前回まで編集の歴史であったり、カット点をどう見つけるかみたいなことを
まとめてきましたがそれらをどう繋げていけば良いのかという考え方について今回はまとめていきたいと思う。


編集=モンタージュ

映像編集をする上でもっとも大事なのがモンタージュ。
モンタージュとは…

後のカットが先のカットを受けて新たな意味が生まれること。

どういうことかというと、
カット1→カット2と見ることでそこにストーリーが生まれたり、それを見た人にエモーションが生まれることです。
編集って撮影された素材をただつなぐだけだと思っている人も多いと思うけど、新しいものを生み出す作業だと思っています。
この感情が生まれるわかりやすい例を有名な実験を見ながらまとめていきます。

クレショフ効果

レフ・クレショフという方の名前から名付けられた「クレショフ効果」と呼ばれる理論があります。こちらの実験動画では、前にくるカットによってそれに続く無表情の男が何を考えているのか、その感じ方が変わってくるということを検証しています。視聴者が編集された2カットの映像に意味を見出している分かりやすい例ですね。

映像は写真と違い1枚の絵をじっくりと読み解くというよりは、流れの中でそれをしていきます。前後のカットで意味合いが変わってくるって複雑だなーって思うんですが可能性がいくつもあって楽しさでもありますよね。


モンタージュ=連想ゲーム

なんか新たな意味を生みだしたり、意味づけをしたりモンタージュってなんだか連想ゲームに近い。

先ほどの映像は人だったけど、人に限った話ではありません。
例えばこういうカットが並んでるとしましょう

画像1

画像2

画像4

画像4

どうでしょう?
人によって感じ方は違うかもしれないがこの4つのカットが並べば季節を感じるのではないだろうか?
これが編集です。

前のカットからの影響を受けつつ、グループとして見たときに強い意味を生むという例ですが、桜はそれだけで春という強いイメージを持っているけど
雲や落ち葉、枯れた木とかは1カットではそこまで強くない。
だけどこの順番で見ていくことで日本人ならば四季を連想する。
もしオープニングをこんな編集で始めたなら視聴者はこれを見て四季をテーマにした映像なのかと思うかもしれないし、
時間の流れが生まれているので何か長い時間をかけた話が始まると思うかもしれない。そうやって物語を作っていくこともできる。

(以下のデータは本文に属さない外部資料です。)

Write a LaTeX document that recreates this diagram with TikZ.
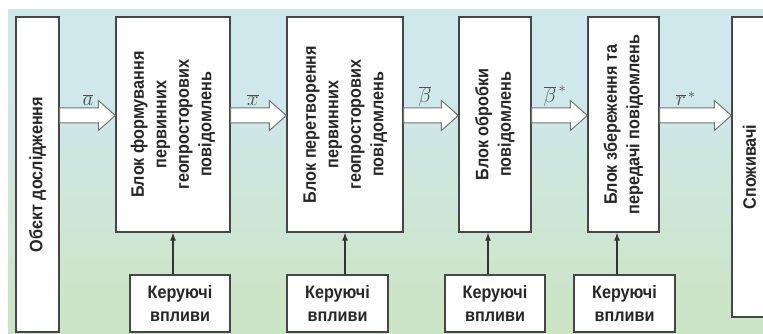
\documentclass[tikz,border=0pt]{standalone}
\usepackage{fontspec}
\setmainfont[FakeStretch=0.9]{Liberation Sans}
\usetikzlibrary{calc,arrows.meta}
\definecolor{bgtop}{RGB}{206,232,236}
\definecolor{bgbot}{RGB}{204,229,199}
\definecolor{bord}{RGB}{70,70,70}
\pgfdeclareverticalshading{bgshade}{100bp}{color(0bp)=(bgbot); color(30bp)=(bgbot); color(62bp)=(bgtop); color(100bp)=(bgtop)}
\newcommand\fatarrow[3]{%
  \draw[fatarr] ($(#1.east|-#3)+(0,-7.5)$) -- ($(#2.west|-#3)+(-17,-7.5)$)
    -- ($(#2.west|-#3)+(-17,-15)$) -- (#2.west|-#3) -- ($(#2.west|-#3)+(-17,15)$)
    -- ($(#2.west|-#3)+(-17,7.5)$) -- ($(#1.east|-#3)+(0,7.5)$) -- cycle;}
\newcommand\vtext[1]{\rotatebox{90}{\begin{tabular}{@{}c@{}}#1\end{tabular}}}
\begin{document}
\begin{tikzpicture}[x=1pt,y=-1pt,
  box/.style={draw=bord,line width=1.3pt,fill=white,inner sep=0pt,text=black!85,
    font=\fontsize{18}{22.5}\selectfont\bfseries},
  fatarr/.style={draw=black!55,line width=1pt,fill=white,line join=miter},
  ctl/.style={draw=black!80,line width=1.2pt,-{Latex[length=8pt,width=6pt]}},
  lbl/.style={inner sep=0pt,anchor=base,text=black!70,font=\fontsize{21}{21}\selectfont}]
\useasboundingbox (0,0) rectangle (763,334);
\shade[shading=bgshade] (8,10) rectangle (763,334);
\begin{scope}
\clip (0,0) rectangle (763,334);
\coordinate (ay) at (0,115.5);
% main boxes
\node[box,minimum width=43pt,minimum height=315pt] (b1) at (37.5,174.5) {\rotatebox{90}{Обєкт дослідження}};
\node[box,minimum width=114pt,minimum height=215pt] (b2) at (173,124.5) {\vtext{Блок формування\\первинних\\геопросторових\\повідомлень}};
\node[box,minimum width=116pt,minimum height=215pt] (b3) at (345,124.5) {\vtext{Блок перетворення\\первинних\\геопросторових\\повідомлень}};
\node[box,minimum width=72pt,minimum height=215pt] (b4) at (495,124.5) {\vtext{Блок обробки\\повідомлень}};
\node[box,minimum width=71pt,minimum height=215pt] (b5) at (623.5,124.5) {\vtext{Блок збереження та\\передачі повідомлень}};
\node[box,minimum width=35pt,minimum height=300pt] (b6) at (749.5,167) {\rotatebox{90}{Споживачі}};
% control boxes
\node[box,minimum width=100pt,minimum height=57pt,align=center] (c1) at (180,303.5) {Керуючі\\впливи};
\node[box,minimum width=101pt,minimum height=57pt,align=center] (c2) at (337.5,303.5) {Керуючі\\впливи};
\node[box,minimum width=100pt,minimum height=57pt,align=center] (c3) at (495,303.5) {Керуючі\\впливи};
\node[box,minimum width=101pt,minimum height=57pt,align=center] (c4) at (624.5,303.5) {Керуючі\\впливи};
% fat arrows
\fatarrow{b1}{b2}{ay}
\fatarrow{b2}{b3}{ay}
\fatarrow{b3}{b4}{ay}
\fatarrow{b4}{b5}{ay}
\fatarrow{b5}{b6}{ay}
% labels
\node[lbl] (la) at (88,106) {$\overline{a}$};
\node[lbl] (lx) at (253,106) {$\overline{x}$};
\node[lbl] (lb) at (425,103) {$\overline{\beta}$};
\node[lbl] (lbs) at (555,103) {$\overline{\beta}^{\,*}$};
\node[lbl] (lr) at (686,106) {$\overline{r}^{\,*}$};
% control arrows
\draw[ctl] (c1.north -| b2.south) -- (b2.south);
\draw[ctl] (c2.north -| b3.south) -- (b3.south);
\draw[ctl] ([xshift=-7pt]b4.south |- c3.north) -- ([xshift=-7pt]b4.south);
\draw[ctl] ([xshift=-6.5pt]b5.south |- c4.north) -- ([xshift=-6.5pt]b5.south);
\end{scope}
\end{tikzpicture}
\end{document}
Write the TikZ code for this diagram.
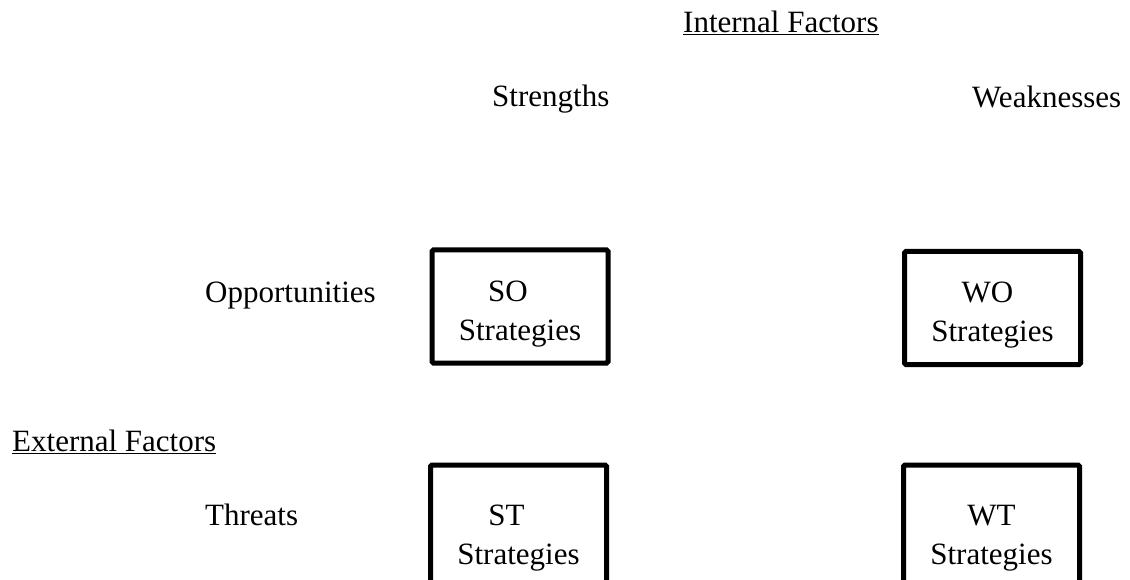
\documentclass[tikz,border=0pt]{standalone}
\usepackage{fontspec}
\setmainfont{Liberation Serif}
\usetikzlibrary{positioning}

\newcommand{\topstrut}{\rule{0pt}{35pt}}

\tikzset{
  factor/.style={anchor=base west, inner sep=0pt, font=\fontsize{31}{37}\selectfont},
  strat/.style={draw, line width=5pt, rounded corners=1.5pt, minimum width=176pt,
    minimum height=113pt, align=center, inner sep=0pt, font=\fontsize{31}{39}\selectfont},
}

\begin{document}
\begin{tikzpicture}[x=1pt,y=-1pt]
\useasboundingbox (0,0) rectangle (1130,580);
\clip (0,0) rectangle (1130,580);

% headings
\node[factor] (internal) at (683,33) {\underline{Internal Factors}};
\node[factor] (external) at (12,451) {\underline{External Factors}};

\node[factor] (strengths) at (492,107) {Strengths};
\node[factor] (weaknesses) at (972,108) {Weaknesses};
\node[factor] (opport) at (205,302) {Opportunities};
\node[factor] (threats) at (205,525) {Threats};

% strategy boxes
\node[strat] (so) at (520,306.5) {\topstrut SO\hspace*{24pt}\\Strategies};
\node[strat] (wo) at (992.5,308) {\topstrut WO\hspace*{10pt}\\Strategies};
\node[strat, minimum height=146pt] (st) at (518.5,538) {ST\hspace*{24pt}\\Strategies};
\node[strat, minimum height=146pt] (wt) at (991.5,538) {WT\\Strategies};
\end{tikzpicture}
\end{document}
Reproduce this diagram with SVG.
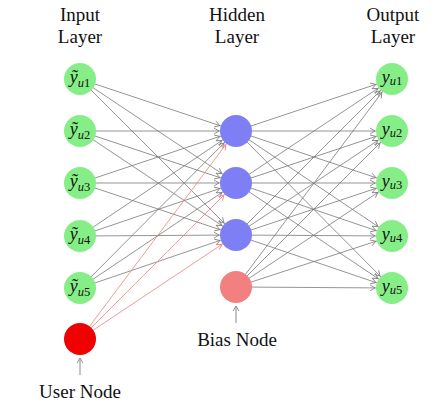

このように人がカットに対して抱いたイメージがあって、それを強化するためにもっと夏をイメージさせるカットを追加したり、秋を想起するインサートを入れてみたり、逆に4カットで積み上げたものを裏切るためにこれは実は四季ではなくて全然違うテーマなんですというカットを5カット目に持ってくるとか、選ぶカットや順番で見ている人の感情を動かしていく。
具体的なテクニックとかいろいろあるんですが、どうやってカットを繋げたらいいかという考え方はこんな感じです。

さいごに


伝えたいテーマとか思いがある、それをどのようにして見ている人に伝えるか?その伝えたいゴールまでの道筋を作ってあげることこそ編集であり、編集をする醍醐味である。